Tuesday, October 27, 2009

The Importance of Empowerment


“Power to the people!” Sounds like something out of the 60s, doesn’t it? But that is the bottom line message of The Age of the Unthinkable by Joshua Cooper Ramo. As Ramo reflects on the rapidly changing and complex world in which we find ourselves, he encourages readers to consider the total picture and not to be distracted by one particular focus. He reminds us that problems that we face today—internationally, politically, or economic—rarely have one cause. Such problems may also be addressed in a number of ways and have multiple solutions. Most often, he contends, these solutions “bubble up” from creative, empowered individuals who join together in community to create change.

Empowerment is not a new idea. When Luther and other Reformers embraced the priesthood of every believer (although interpreted in various ways), they opened the door to individual and corporate actions that would go in unexpected directions. In Ramo’s book, he points out that grassroots decision-making, whether in confronting AIDS in South Africa or fighting the Israeli army in Lebanon, produces positive results that cannot be achieved from the top down. When we encourage people to take responsibility for their own needs, they often surprise us.
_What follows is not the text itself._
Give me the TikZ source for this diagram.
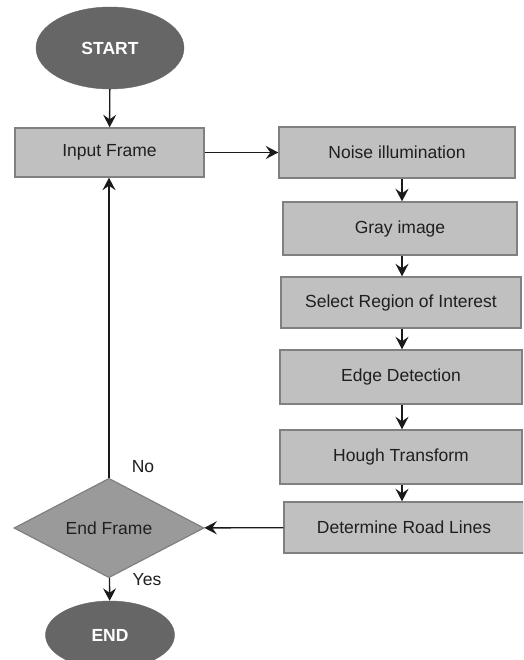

Baptists have long argued for individual and congregational autonomy, but we have often abdicated that responsibility. Some would argue that this was for the greater good. Southern Baptists in the 20th century had the most efficient, vertically integrated denominational structure in the United States. In many ways, Southern Baptists were the “catholic church of the South.” This produced a massive international missionary presence, booming institutions, and widely used Christian education programs. Unfortunately, such structures foster hubris and invite abuse. A changing culture would no longer tolerate such a centralized approach. The 21st century demands something else.

We have often said that a Baptist principle is “tell the truth and trust the people.” I have come to see that as being naïve because there are different versions of “the truth” out there. Whether we choose to tell the truth or not, the people are going to exercise their autonomy. Perhaps our greatest challenge is to find ways to create and sustain community in light of that autonomy.